**YOUR INSTRUCTIONS**
Below is a listing to write out in full, exactly as given, without its pictures.

**SOURCE MATERIAL**

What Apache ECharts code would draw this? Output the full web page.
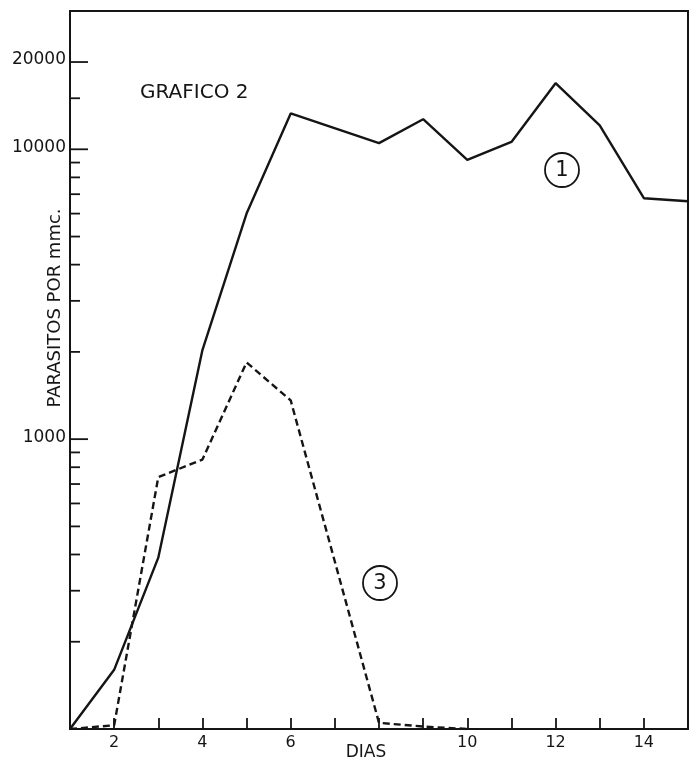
<!DOCTYPE html>
<html>
<head>
<meta charset="utf-8">
<script src="https://cdn.jsdelivr.net/npm/echarts@6/dist/echarts.min.js"></script>
<style>
  html, body { margin: 0; padding: 0; background: #fff; }
  #chart { width: 692px; height: 763px; }
</style>
</head>
<body>
<div id="chart"></div>
<script>
// curve 1 (solid) - only the vertices of the drawn polyline
const days1 = [1, 2, 3, 4, 5, 6, 8, 9, 10, 11, 12, 13, 14, 15]
const curve1 = [100, 160, 390, 2030, 6000, 13300, 10500, 12700, 9200, 10600, 16900, 12100, 6780, 6620]

// curve 3 (dashed)
const days3 = [1, 2, 3, 4, 5, 6, 8, 9, 10]
const curve3 = [100, 103, 740, 850, 1840, 1360, 105, 102, 100]

// x labels (8 is left out, DIAS sits there)
const xTickLabels = [2, 4, 6, 10, 12, 14]

// y axis ticks (log paper)
const yMajorTicks = [1000, 10000, 20000]
const yMajorLabels = ['1000', '10000', '20000']
const yMinorTicks = [200, 300, 400, 500, 600, 700, 800, 900,
  2000, 3000, 4000, 5000, 6000, 7000, 8000, 9000, 15000]

const xMin = 1
const xMax = 15

const ink = '#151515'
const font = '"DejaVu Sans", "Liberation Sans", sans-serif'

function tickSeries(values, len, labels) {
  return {
    type: 'custom',
    silent: true,
    data: values.map(v => [xMin, v]),
    renderItem: function (params, api) {
      let p = api.coord([api.value(0), api.value(1)])
      let children = [{
        type: 'line',
        shape: { x1: p[0], y1: p[1], x2: p[0] + len, y2: p[1] },
        style: { stroke: ink, lineWidth: 1.8 }
      }]
      if (labels) {
        children.push({
          type: 'text',
          style: {
            text: labels[params.dataIndex],
            x: p[0] - 4,
            y: p[1] - 2,
            textAlign: 'right',
            textVerticalAlign: 'middle',
            font: '17px ' + font,
            fill: ink
          }
        })
      }
      return { type: 'group', children: children }
    }
  }
}

function circled(txt, cx, cy) {
  return {
    type: 'group',
    children: [
      { type: 'circle', shape: { cx: cx, cy: cy, r: 17 }, style: { fill: 'none', stroke: ink, lineWidth: 1.8 } },
      { type: 'text', style: { text: txt, x: cx, y: cy + 1, textAlign: 'center', textVerticalAlign: 'middle', font: '21px ' + font, fill: ink } }
    ]
  }
}

let myChart = echarts.init(document.getElementById('chart'))
let option = {
  backgroundColor: '#fff',
  animation: false,
  grid: {
    left: 70,
    right: 4,
    top: 11,
    bottom: 34,
    show: true,
    borderColor: ink,
    borderWidth: 2
  },
  xAxis: {
    type: 'value',
    min: xMin,
    max: xMax,
    interval: 1,
    axisLine: { show: true, lineStyle: { color: ink, width: 2 } },
    axisTick: { show: true, inside: true, length: 11, lineStyle: { color: ink, width: 1.8 } },
    axisLabel: {
      color: ink,
      fontSize: 16,
      fontFamily: font,
      margin: 6,
      formatter: v => xTickLabels.indexOf(v) >= 0 ? String(v) : ''
    },
    splitLine: { show: false }
  },
  yAxis: {
    type: 'log',
    logBase: 10,
    min: 100,
    max: 30000,
    axisLine: { show: true, lineStyle: { color: ink, width: 2 } },
    axisTick: { show: false },
    axisLabel: { show: false },
    splitLine: { show: false },
    minorTick: { show: false }
  },
  series: [
    {
      name: '1',
      type: 'line',
      data: days1.map((d, i) => [d, curve1[i]]),
      symbol: 'none',
      lineStyle: { color: ink, width: 2.4 }
    },
    {
      name: '3',
      type: 'line',
      data: days3.map((d, i) => [d, curve3[i]]),
      symbol: 'none',
      lineStyle: { color: ink, width: 2.4, type: [7, 4] }
    },
    tickSeries(yMajorTicks, 18, yMajorLabels),
    tickSeries(yMinorTicks, 10, null)
  ],
  graphic: [
    {
      type: 'text',
      style: { text: 'GRAFICO 2', x: 140, y: 93, textVerticalAlign: 'middle', font: '20px ' + font, fill: ink }
    },
    {
      type: 'text',
      rotation: Math.PI / 2,
      x: 55,
      y: 308,
      style: { text: 'PARASITOS POR mmc.', x: 0, y: 0, textAlign: 'center', textVerticalAlign: 'middle', font: '18px ' + font, fill: ink }
    },
    {
      type: 'text',
      style: { text: 'DIAS', x: 366, y: 753, textAlign: 'center', textVerticalAlign: 'middle', font: '17px ' + font, fill: ink }
    },
    circled('1', 562, 170),
    circled('3', 380, 583)
  ]
}
myChart.setOption(option)
</script>
</body>
</html>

**WRITTEN ANSWER**
What Apache ECharts code would draw this? Output the full web page.
<!DOCTYPE html>
<html>
<head>
<meta charset="utf-8">
<script src="https://cdn.jsdelivr.net/npm/echarts@6/dist/echarts.min.js"></script>
<style>
  html, body { margin: 0; padding: 0; background: #fff; }
  #chart { width: 692px; height: 763px; }
</style>
</head>
<body>
<div id="chart"></div>
<script>
// curve 1 (solid) - only the vertices of the drawn polyline
const days1 = [1, 2, 3, 4, 5, 6, 8, 9, 10, 11, 12, 13, 14, 15]
const curve1 = [100, 160, 390, 2030, 6000, 13300, 10500, 12700, 9200, 10600, 16900, 12100, 6780, 6620]

// curve 3 (dashed)
const days3 = [1, 2, 3, 4, 5, 6, 8, 9, 10]
const curve3 = [100, 103, 740, 850, 1840, 1360, 105, 102, 100]

// x labels (8 is left out, DIAS sits there)
const xTickLabels = [2, 4, 6, 10, 12, 14]

// y axis ticks (log paper)
const yMajorTicks = [1000, 10000, 20000]
const yMajorLabels = ['1000', '10000', '20000']
const yMinorTicks = [200, 300, 400, 500, 600, 700, 800, 900,
  2000, 3000, 4000, 5000, 6000, 7000, 8000, 9000, 15000]

const xMin = 1
const xMax = 15

const ink = '#151515'
const font = '"DejaVu Sans", "Liberation Sans", sans-serif'

function tickSeries(values, len, labels) {
  return {
    type: 'custom',
    silent: true,
    data: values.map(v => [xMin, v]),
    renderItem: function (params, api) {
      let p = api.coord([api.value(0), api.value(1)])
      let children = [{
        type: 'line',
        shape: { x1: p[0], y1: p[1], x2: p[0] + len, y2: p[1] },
        style: { stroke: ink, lineWidth: 1.8 }
      }]
      if (labels) {
        children.push({
          type: 'text',
          style: {
            text: labels[params.dataIndex],
            x: p[0] - 4,
            y: p[1] - 2,
            textAlign: 'right',
            textVerticalAlign: 'middle',
            font: '17px ' + font,
            fill: ink
          }
        })
      }
      return { type: 'group', children: children }
    }
  }
}

function circled(txt, cx, cy) {
  return {
    type: 'group',
    children: [
      { type: 'circle', shape: { cx: cx, cy: cy, r: 17 }, style: { fill: 'none', stroke: ink, lineWidth: 1.8 } },
      { type: 'text', style: { text: txt, x: cx, y: cy + 1, textAlign: 'center', textVerticalAlign: 'middle', font: '21px ' + font, fill: ink } }
    ]
  }
}

let myChart = echarts.init(document.getElementById('chart'))
let option = {
  backgroundColor: '#fff',
  animation: false,
  grid: {
    left: 70,
    right: 4,
    top: 11,
    bottom: 34,
    show: true,
    borderColor: ink,
    borderWidth: 2
  },
  xAxis: {
    type: 'value',
    min: xMin,
    max: xMax,
    interval: 1,
    axisLine: { show: true, lineStyle: { color: ink, width: 2 } },
    axisTick: { show: true, inside: true, length: 11, lineStyle: { color: ink, width: 1.8 } },
    axisLabel: {
      color: ink,
      fontSize: 16,
      fontFamily: font,
      margin: 6,
      formatter: v => xTickLabels.indexOf(v) >= 0 ? String(v) : ''
    },
    splitLine: { show: false }
  },
  yAxis: {
    type: 'log',
    logBase: 10,
    min: 100,
    max: 30000,
    axisLine: { show: true, lineStyle: { color: ink, width: 2 } },
    axisTick: { show: false },
    axisLabel: { show: false },
    splitLine: { show: false },
    minorTick: { show: false }
  },
  series: [
    {
      name: '1',
      type: 'line',
      data: days1.map((d, i) => [d, curve1[i]]),
      symbol: 'none',
      lineStyle: { color: ink, width: 2.4 }
    },
    {
      name: '3',
      type: 'line',
      data: days3.map((d, i) => [d, curve3[i]]),
      symbol: 'none',
      lineStyle: { color: ink, width: 2.4, type: [7, 4] }
    },
    tickSeries(yMajorTicks, 18, yMajorLabels),
    tickSeries(yMinorTicks, 10, null)
  ],
  graphic: [
    {
      type: 'text',
      style: { text: 'GRAFICO 2', x: 140, y: 93, textVerticalAlign: 'middle', font: '20px ' + font, fill: ink }
    },
    {
      type: 'text',
      rotation: Math.PI / 2,
      x: 55,
      y: 308,
      style: { text: 'PARASITOS POR mmc.', x: 0, y: 0, textAlign: 'center', textVerticalAlign: 'middle', font: '18px ' + font, fill: ink }
    },
    {
      type: 'text',
      style: { text: 'DIAS', x: 366, y: 753, textAlign: 'center', textVerticalAlign: 'middle', font: '17px ' + font, fill: ink }
    },
    circled('1', 562, 170),
    circled('3', 380, 583)
  ]
}
myChart.setOption(option)
</script>
</body>
</html>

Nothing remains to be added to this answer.